Royal Clarence Yard

Royal Clarence Yard in Gosport, Hampshire, England was established in 1828 as one of the Royal Navy's two principal, purpose-built, provincial victualling establishments (the other being Royal William Yard in Plymouth, Devon), both of which worked in tandem with the central victualling establishment in Deptford. It was designed by George Ledwell Taylor, Civil Architect to the Navy Board and named after the then Duke of Clarence (later William IV, King of England). A naval brewing establishment had previously operated on the site (at Weevil, to the north of Gosport on the west shore of Portsmouth Harbour), which the Victualling Commissioners purchased in the mid-18th century.

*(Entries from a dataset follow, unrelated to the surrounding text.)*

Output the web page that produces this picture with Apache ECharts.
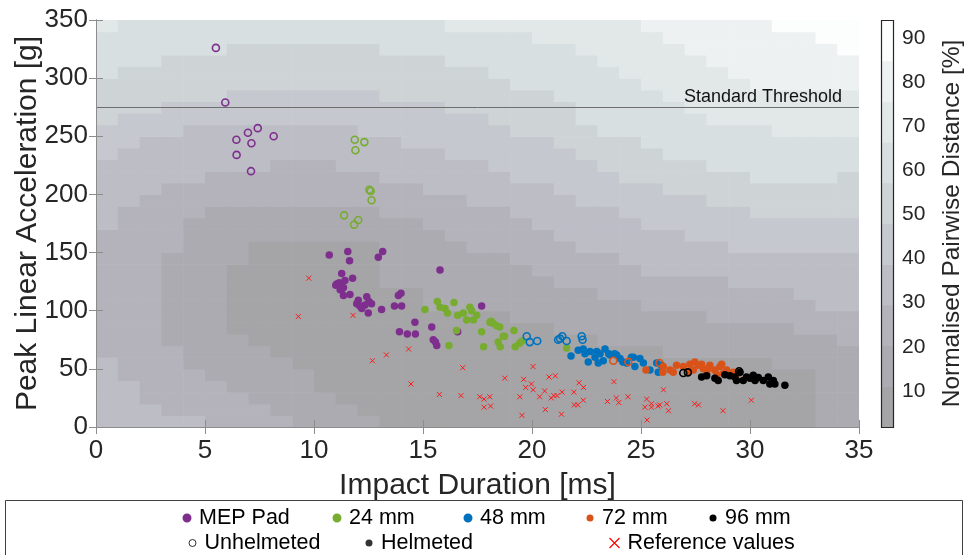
<!DOCTYPE html>
<html>
<head>
<meta charset="utf-8">
<script src="https://cdn.jsdelivr.net/npm/echarts@6.0.0/dist/echarts.min.js"></script>
<style>
html, body { margin: 0; padding: 0; background: #fff; }
#main { width: 970px; height: 555px; }
</style>
</head>
<body>
<div id="main"></div>
<script>
var myChart = echarts.init(document.getElementById('main'));

// ---- data ----
var mepUnhelmeted = [[5.50, 326], [5.93, 279], [6.44, 247], [6.45, 234], [6.97, 253], [7.13, 244], [7.42, 257], [7.11, 220], [8.15, 250]];
var mepHelmeted = [
    [10.70, 148], [11.55, 151], [11.63, 143], [12.95, 146], [13.15, 151], [15.78, 135],
    [11.27, 132], [11.77, 128], [11.42, 126], [11.04, 123], [11.16, 124], [11.00, 122], [11.31, 119], [11.20, 118],
    [11.35, 113], [11.65, 114], [11.35, 120], [12.03, 109], [12.42, 112], [12.19, 102], [11.96, 106], [12.34, 105],
    [12.49, 98], [12.64, 106], [12.52, 108], [12.10, 104], [13.10, 101], [13.69, 104], [14.02, 104], [13.87, 113],
    [13.99, 115], [14.63, 90], [13.92, 82], [14.28, 80], [14.65, 80], [15.40, 86], [15.47, 75], [15.57, 73],
    [15.63, 70], [16.59, 82], [17.69, 104]
];
var mm24Unhelmeted = [[11.87, 247], [12.31, 245], [11.90, 238], [12.54, 204], [12.60, 203], [12.64, 195], [11.38, 182], [12.03, 178], [11.84, 174]];
var mm24Helmeted = [
    [15.09, 101], [15.66, 108], [15.78, 103], [16.01, 102], [16.12, 98], [16.42, 107], [16.59, 96], [16.85, 98],
    [17.00, 92], [17.15, 103], [17.23, 100], [17.46, 96], [17.31, 92], [16.54, 83], [16.19, 70], [18.07, 90],
    [18.22, 89], [18.38, 87], [17.69, 82], [18.68, 78], [18.45, 73], [19.17, 83], [18.74, 78], [17.78, 69],
    [18.54, 69], [19.23, 69], [19.54, 74], [19.43, 72], [21.59, 68], [18.52, 86], [18.13, 91]
];
var mm48Unhelmeted = [[19.76, 78], [19.90, 73], [20.24, 74], [21.29, 76], [21.39, 78], [21.20, 75], [21.59, 74], [22.28, 78], [22.32, 75]];
var mm48Helmeted = [
    [21.79, 61], [22.12, 66], [22.35, 67], [22.43, 63], [22.66, 65], [22.89, 60], [22.97, 65], [23.12, 63],
    [23.27, 57], [23.35, 67], [23.58, 62], [23.88, 62], [24.04, 59], [24.34, 55], [24.65, 60], [24.72, 52],
    [24.95, 59], [25.11, 55], [25.41, 49], [25.72, 55], [25.79, 47], [23.04, 55], [22.58, 56], [23.79, 63],
    [24.17, 56], [24.56, 60], [25.93, 53], [23.52, 63]
];
var mm72Unhelmeted = [[23.73, 57], [24.42, 56], [25.85, 55]];
var mm72Helmeted = [
    [25.23, 49], [26.02, 52], [26.33, 49], [26.63, 53], [27.24, 54], [27.40, 49], [27.63, 53], [27.86, 50],
    [28.01, 46], [28.16, 53], [28.39, 49], [28.62, 52], [28.77, 46], [28.93, 49], [29.23, 47], [29.46, 46],
    [26.48, 47], [26.94, 52], [27.17, 47], [27.47, 56], [27.78, 54], [28.08, 50], [28.47, 45], [29.08, 46],
    [28.70, 54], [26.00, 47]
];
var mm96Unhelmeted = [[26.94, 46.5], [27.15, 47], [29.50, 48]];
var mm96Helmeted = [
    [27.78, 43], [28.54, 40], [28.85, 45], [29.08, 44], [29.31, 43], [29.54, 47], [29.69, 40], [29.84, 43],
    [30.00, 42], [30.23, 40], [30.38, 42.5], [30.61, 40], [30.84, 43], [30.91, 37], [31.07, 40], [31.14, 37],
    [31.60, 36], [29.38, 40], [30.15, 44.5], [28.39, 42], [28.01, 44]
];
var refValues = [
    [9.76, 128], [9.28, 95], [11.79, 96], [12.68, 57], [13.32, 62], [14.34, 67], [14.45, 37], [15.75, 28],
    [16.74, 27], [16.82, 51], [17.60, 26], [17.80, 24], [18.06, 26], [17.80, 17], [18.10, 18], [18.75, 42],
    [19.62, 41], [19.97, 37], [19.71, 34], [20.05, 32], [20.05, 52], [20.78, 43], [21.07, 44], [20.58, 31],
    [20.35, 26], [20.88, 25], [21.00, 27], [21.15, 27], [21.38, 30], [19.44, 26], [20.61, 15], [21.35, 11],
    [19.54, 10], [22.16, 38], [22.36, 34], [21.92, 30], [21.94, 19], [22.10, 19], [22.35, 23], [23.76, 39],
    [23.46, 22], [23.87, 25], [23.98, 21], [24.40, 26], [25.26, 24], [25.18, 17], [25.48, 20], [25.48, 17],
    [25.78, 18], [25.86, 19], [26.18, 20], [26.03, 32], [26.26, 14], [25.28, 6], [27.46, 20], [27.64, 19],
    [28.76, 14], [30.06, 23]
];
var thresholdValue = 275;

// distance field band index (0 = <10 %, 9 = >90 %), one string per 1 ms column,
// each character one 10 g row from the bottom (y = 0) up to 350
var bgCols = [
    '33333322222222222333333444555566667',
    '33332222222222222223333344455556666',
    '33222222222222222222333334455556666',
    '32222221111111122222233334445555666',
    '32222111111111111122233333445555666',
    '22221111111111111112223333445555666',
    '22211111000000111112223333444555566',
    '22111110000000001112223333444555566',
    '21111100000000001112222333444555566',
    '11111000000000001112222333444555566',
    '11100000000000001112222333444555566',
    '11000000000000001112223333444555566',
    '10000000000000001112223334444555566',
    '00000000000011111122233334445555666',
    '00000000000011111122233344445555666',
    '00000000001111111222333344445555666',
    '00000000001111112222333444455556667',
    '00000000001111122223333444455556667',
    '00000000001111122223334444555566667',
    '00000000011111222233344445555666667',
    '00000000011112222333344445555666677',
    '00000000111122223333444455556666677',
    '00000000111122233334444555666666777',
    '00000001111222233334445556666667777',
    '00000001111222333344455556666677777',
    '00000001112223333444455566666777778',
    '00000011112223333444555666667777788',
    '00000011112223334444555666677777888',
    '00000011122223334445556666777778888',
    '00000011122233344445556666777788888',
    '00000011122233344455566666777888888',
    '00000111122233344455566667777888889',
    '00000111222333344455566667777888889',
    '11111111223333344455566667777888899',
    '11111112223333344455556667777888999'
];
// colour bar: band edges [%] and tick labels
var cbEdges = [1.8, 11.0, 20.3, 29.5, 38.7, 47.9, 57.2, 66.4, 75.6, 84.9, 94.1];
var cbTicks = [10, 20, 30, 40, 50, 60, 70, 80, 90];

// ---- styles ----
var levelColors = ['#a5a5a7', '#acabb2', '#b4b3bb', '#bcbdc5', '#c5c8ce', '#ced4d6', '#d8dfe0', '#e2e8e8', '#edf1f1', '#fcfdfd'];
var groupColors = {
    'MEP Pad': '#7E2F8E',
    '24 mm': '#77AC30',
    '48 mm': '#0072BD',
    '72 mm': '#D95319',
    '96 mm': '#000000'
};
var axisGray = '#8c8c8c';
var textDark = '#262626';
var crossPath = 'path://M0,0L10,10M10,0L0,10';
var cellW = 1, cellH = 10;

var bgData = [];
bgCols.forEach(function (col, i) {
    col.split('').forEach(function (ch, j) {
        bgData.push([i * cellW, j * cellH, +ch]);
    });
});
var cbData = cbEdges.slice(0, -1).map(function (lo, i) {
    return [lo, cbEdges[i + 1], i];
});

function renderCell(params, api) {
    var a = api.coord([api.value(0), api.value(1) + cellH]);
    var b = api.coord([api.value(0) + cellW, api.value(1)]);
    return {
        type: 'rect',
        silent: true,
        shape: { x: a[0], y: a[1], width: b[0] - a[0] + 0.6, height: b[1] - a[1] + 0.6 },
        style: { fill: levelColors[api.value(2)] }
    };
}

function renderBand(params, api) {
    var a = api.coord([0, api.value(1)]);
    var b = api.coord([1, api.value(0)]);
    return {
        type: 'rect',
        silent: true,
        shape: { x: a[0], y: a[1], width: b[0] - a[0], height: b[1] - a[1] + 0.6 },
        style: { fill: levelColors[api.value(2)] }
    };
}

function renderFrame(params, api) {
    var a = api.coord([0, api.value(1)]);
    var b = api.coord([1, api.value(0)]);
    return {
        type: 'rect',
        silent: true,
        shape: { x: Math.round(a[0]) + 0.5, y: Math.round(a[1]) + 0.5, width: Math.round(b[0] - a[0]), height: Math.round(b[1] - a[1]) },
        style: { fill: 'none', stroke: textDark, lineWidth: 1.2 }
    };
}

function filledSeries(name, data) {
    return {
        name: name, type: 'scatter', data: data, z: 4,
        symbol: 'circle', symbolSize: 7.5,
        itemStyle: { color: groupColors[name], opacity: 1 }
    };
}
function hollowSeries(name, data) {
    return {
        name: name, type: 'scatter', data: data, z: 4,
        symbol: 'circle', symbolSize: 7,
        itemStyle: { color: 'rgba(0,0,0,0)', borderColor: groupColors[name], borderWidth: 1.6, opacity: 1 }
    };
}

var mainTick = { inside: true, length: 7, lineStyle: { color: axisGray } };
var mainLine = { show: true, lineStyle: { color: axisGray, width: 1 } };

// legend: one component per entry, placed like the original box
var legendItems = [
    { name: 'MEP Pad', x: 186, y: 518, icon: 'circle', style: { color: '#7E2F8E' } },
    { name: '24 mm', x: 336, y: 518, icon: 'circle', style: { color: '#77AC30' } },
    { name: '48 mm', x: 467, y: 518, icon: 'circle', style: { color: '#0072BD' } },
    { name: '72 mm', x: 590, y: 518, icon: 'circle', style: { color: '#D95319' } },
    { name: '96 mm', x: 713, y: 518, icon: 'circle', style: { color: '#000000' } },
    { name: 'Unhelmeted', x: 192, y: 543, icon: 'circle', style: { color: 'rgba(0,0,0,0)', borderColor: '#000', borderWidth: 1 } },
    { name: 'Helmeted', x: 369, y: 543, icon: 'circle', style: { color: '#000000' } },
    { name: 'Reference values', x: 612, y: 543, icon: crossPath, w: 10, h: 13, gap: 13, style: { color: 'none', borderColor: '#ff0000', borderWidth: 1.2 } }
];
var legends = legendItems.map(function (it) {
    var w = it.w || 7, h = it.h || 7, gap = it.gap || 12;
    return {
        data: [{ name: it.name, icon: it.icon, itemStyle: it.style }],
        left: it.x - w / 2, top: it.y - 11,
        padding: 0, itemGap: 0, itemWidth: w, itemHeight: h,
        selectedMode: false,
        textStyle: { fontSize: 21.5, color: '#000', padding: [0, 0, 0, gap - w / 2 - 5] }
    };
});

var option = {
    backgroundColor: '#fff',
    animation: false,
    textStyle: { fontFamily: 'Liberation Sans, Arial, sans-serif' },
    grid: [
        { left: 96, top: 20, width: 763, height: 407, outerBoundsMode: 'none' },
        { left: 881, top: 20, width: 12, height: 407, outerBoundsMode: 'none' }
    ],
    graphic: [{
        type: 'rect', z: 0,
        shape: { x: 5.5, y: 500.5, width: 957, height: 80 },
        style: { fill: '#fff', stroke: '#404040', lineWidth: 1 }
    }],
    legend: legends,
    xAxis: [{
        type: 'value', min: 0, max: 35, interval: 5, z: 10,
        axisLine: mainLine, axisTick: mainTick, splitLine: { show: false },
        axisLabel: { color: textDark, fontSize: 26, margin: 11 },
        name: 'Impact Duration [ms]', nameLocation: 'middle', nameGap: 44, nameMoveOverlap: false,
        nameTextStyle: { fontSize: 30, color: textDark }
    }, {
        type: 'value', position: 'top', min: 0, max: 35, interval: 5, z: 10,
        axisLine: mainLine, axisTick: mainTick, splitLine: { show: false },
        axisLabel: { show: false }
    }, {
        gridIndex: 1, type: 'value', min: 0, max: 1, show: false
    }],
    yAxis: [{
        type: 'value', min: 0, max: 350, interval: 50, z: 10,
        axisLine: mainLine, axisTick: mainTick, splitLine: { show: false },
        axisLabel: { color: textDark, fontSize: 26, margin: 8 },
        name: 'Peak Linear Acceleration [g]', nameLocation: 'middle', nameGap: 53, nameMoveOverlap: false,
        nameTextStyle: { fontSize: 30, color: textDark }
    }, {
        type: 'value', position: 'right', min: 0, max: 350, interval: 50, z: 10,
        axisLine: mainLine, axisTick: mainTick, splitLine: { show: false },
        axisLabel: { show: false }
    }, {
        gridIndex: 1, type: 'value', position: 'right', min: 1.8, max: 94.1,
        axisLine: { show: false }, axisTick: { show: false }, splitLine: { show: false },
        axisLabel: { customValues: cbTicks, color: textDark, fontSize: 21, margin: 9 },
        name: 'Normalised Pairwise Distance [%]', nameLocation: 'middle', nameGap: 47, nameMoveOverlap: false,
        nameTextStyle: { fontSize: 24.5, color: textDark }
    }],
    series: [
        {
            name: 'field', type: 'custom', renderItem: renderCell, data: bgData,
            xAxisIndex: 0, yAxisIndex: 0, z: 1, clip: true, silent: true
        },
        {
            name: 'colourbar', type: 'custom', renderItem: renderBand, data: cbData,
            xAxisIndex: 2, yAxisIndex: 2, z: 1, silent: true
        },
        {
            name: 'colourbarFrame', type: 'custom', renderItem: renderFrame, data: [[cbEdges[0], cbEdges[cbEdges.length - 1]]],
            xAxisIndex: 2, yAxisIndex: 2, z: 2, silent: true
        },
        {
            name: 'Reference values', type: 'scatter', data: refValues, z: 3,
            symbol: crossPath, symbolSize: 5,
            itemStyle: { color: 'none', borderColor: '#ff1a1a', borderWidth: 1, opacity: 1 },
            markLine: {
                silent: true, symbol: 'none', animation: false,
                lineStyle: { color: '#6e6e6e', width: 1, type: 'solid' },
                label: {
                    position: 'insideEndTop', formatter: 'Standard Threshold',
                    fontSize: 18, color: '#111', distance: [17, 1]
                },
                data: [{ yAxis: thresholdValue }]
            }
        },
        hollowSeries('MEP Pad', mepUnhelmeted),
        filledSeries('MEP Pad', mepHelmeted),
        hollowSeries('24 mm', mm24Unhelmeted),
        filledSeries('24 mm', mm24Helmeted),
        hollowSeries('48 mm', mm48Unhelmeted),
        filledSeries('48 mm', mm48Helmeted),
        filledSeries('72 mm', mm72Helmeted),
        hollowSeries('72 mm', mm72Unhelmeted),
        filledSeries('96 mm', mm96Helmeted),
        hollowSeries('96 mm', mm96Unhelmeted),
        { name: 'Unhelmeted', type: 'scatter', data: [] },
        { name: 'Helmeted', type: 'scatter', data: [] }
    ]
};

myChart.setOption(option);
</script>
</body>
</html>
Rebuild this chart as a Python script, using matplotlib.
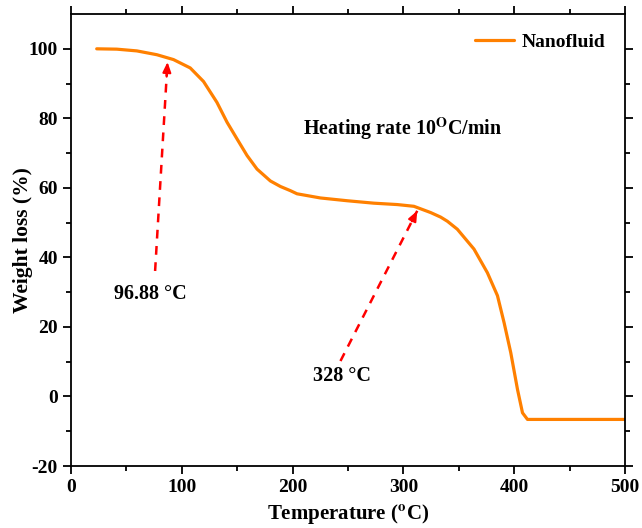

Queen Victoria regularly used the Royal Clarence Yard as her disembarkation point for the short journey across the Solent to her house at Osborne in the Isle of Wight, travelling from Gosport Station on the single track line extension which had been opened in 1844 principally for this purpose.

By the 20th century, the yard had expanded to cover 50 acres (20 ha) of land. Between the establishment of the Yard and its eventual decommissioning in the early 1990s, Royal Clarence Yard supplied provisions to the Royal Navy in all the major conflicts of this period.

In 1995, the Ministry of Defence (MoD) declared just over 40 acres (16 ha) of the Royal Clarence Yard to be surplus to requirements, and released it to Gosport Borough Council. Berkeley Homes bid for the land in 1998 and was granted planning permission for a mixed use development in 2001. The south-eastern part of the Yard (of just over 9 acres (3.6 ha)), which includes the Oil and Pipelines Agency access to the Gosport Oil Fuel Depot, was retained by the MoD for operational reasons. In 2014, the Defence Infrastructure Organisation announced plans to release most of the rest of the retained land at Royal Clarence Yard to Gosport Borough Council.